Come to think of it, it probably won't be the Babel guy beating Scorcese out for Best Director, but rather Clint--again. The Academy never misses an opportunity to suck that guy's cock, even though he never misses an opportunity to stick one in and break it off for movie goers--Mystic River anyone? Wait, was that one depressing becuase of the story, or becuase of Laura Linney's "Boston" accent?

Then there was last year's travesty--even though it didn't involve Martin Scorcese. Brokeback Mountain was on HBO on Saturday, so I watched it again while dusting (I have way too much wood furniture in my living room these days, it takes me forever to dust, and don't even get me started on cat hair, I've only had the fuckers for 10 days but could build a whole new cat twice the size of both of them put together out of all the hair I've wiped off my coffee table).

This movie was the very definition of superb entertainment. It was moving, realistic, sexy, beautiful, amazingly-acted and directed, sad without being depressing; it had a good message without beating you senselessly over the head with it, the main conflict was complex and compelling; I could honestly go on all day. Plus, hot guys! DOING IT! Jake and Heath!

DOING IT!!!!

Crash, on the other hand, which inevitably rode its own wave of self-congratulatory "look at us, We've Got an Important Social Message" bullcrap straight into the Best Picture award (and a Best Supporting Actor nomination for Matt Dillon, who basically did the same asshole riff he played in There's Something About Mary, but playing him straight instead of goofy. What a stretch.) last year, causing an absolute riot among anyone who knows anything about good movies.

I hated Crash. I don't need some obnoxious movie blaring in my ear about how much we all have to learn about our own prejiduces.

Just like I don't need Babel to tell me whatever bullcrap message it's no doubt selling.

Heh Heh...I guess this is where I mention that the theaters up here are finally showing it, and I won't be seeing it until Friday night.

If come Friday it is necessary for me to come back here, hat in hand, and eat myself a heaping helping of my own words? Will do.

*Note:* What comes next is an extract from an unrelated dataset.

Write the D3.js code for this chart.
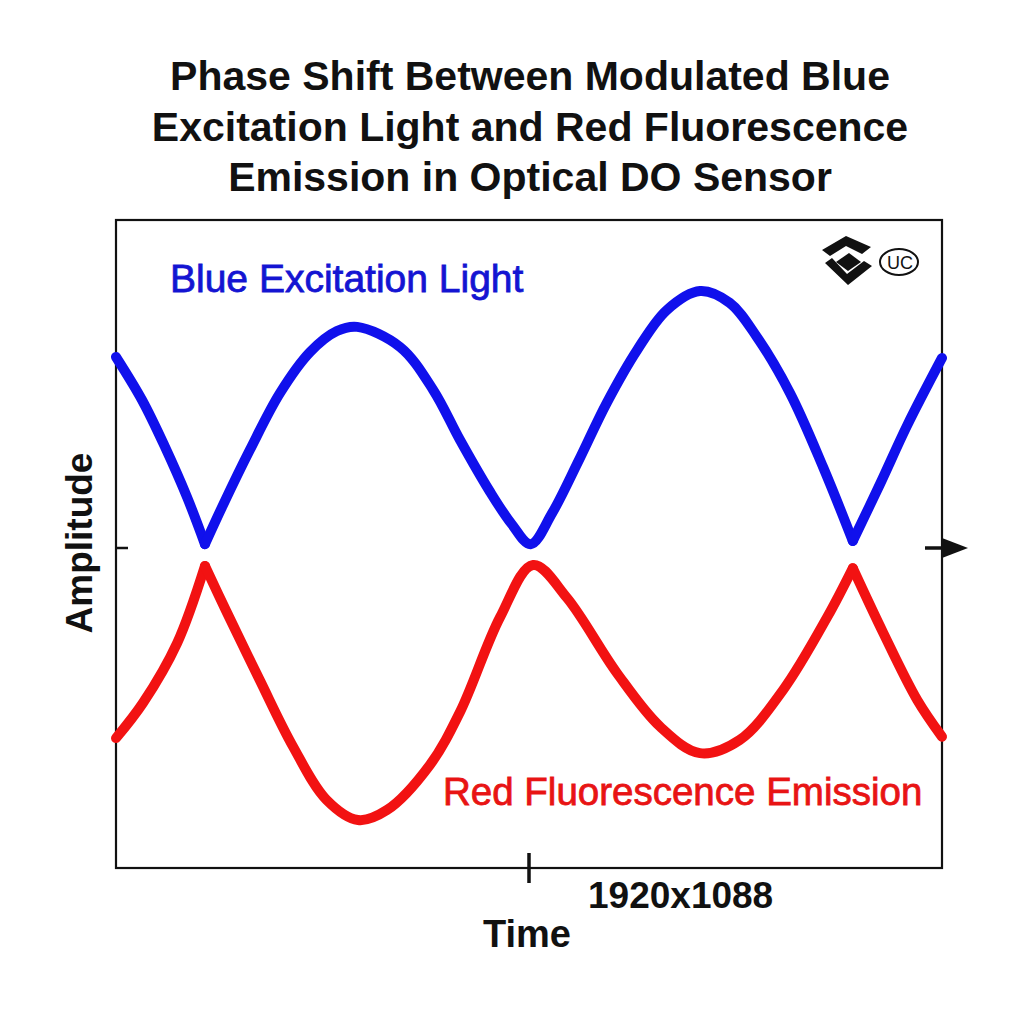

Something tells me I won't be though.

3 comments:

Anonymous said...

Talking with a coworker yesterday as we rehashed the Oscar nods yesterday, it hit me just why "Babel" bothered me so much, and why I think you are going to find you were exactly right about it. He was the director is the same guy who did "21 Grams", maybe I had just repressed that. I couldn't go down that depressing hellhole again. I will admit I do want to see "Letters From Iwo Jima" when I can. I try to tell myself that I believe "Babel" will be out of the picture, I think, and it will come down to Martin and Eastwood, which I can live with. But I mean c'mon, this is ridiculous, "The Departed" out of that bunch ( and I really liked "Little Miss Sunshine" and besides the fact I haven't seen "Letters of Iwo Jima" yet...)...whatever it deserves it and so does he. My other surprises: I feel like I have to see "Blood Diamond" now, but I wish Leo got the nod for "the Departed". Personally though they could have given nearly the whole cast a nod, like they did for The Godfather Part 2, and I wouldn't feel too bad. At any rate people in the know (i.e. Lee) tells me that Leo's South African accent was spot on, I guess thats hard to pull off. It doesn't matter, it will probably be Forrest's night. The other thing, and yeah I know I am biased, but I think Sascha Baron Cohen got robbed of a nomination for acting. But that might be just me.

Kevin

Anonymous said...

P.S. I think I get it, but what do you think the difference between sad and depressing is?

Erin said...

I feel like sad is an emotional experience, like a sort of catharsis, in which you feel for the characters' pain, and depressing just sucks the life out of you and makes you feel hopeless and desperate. Depressing, not as satisfying as sadness and much harder to shake off.

My humble opinion. And "Little Miss Sunshine" was decent, and that's the nicest adjective I can find. It is NOT Oscar-worthy, I have no idea why everyone in Hollywood is creaming for it.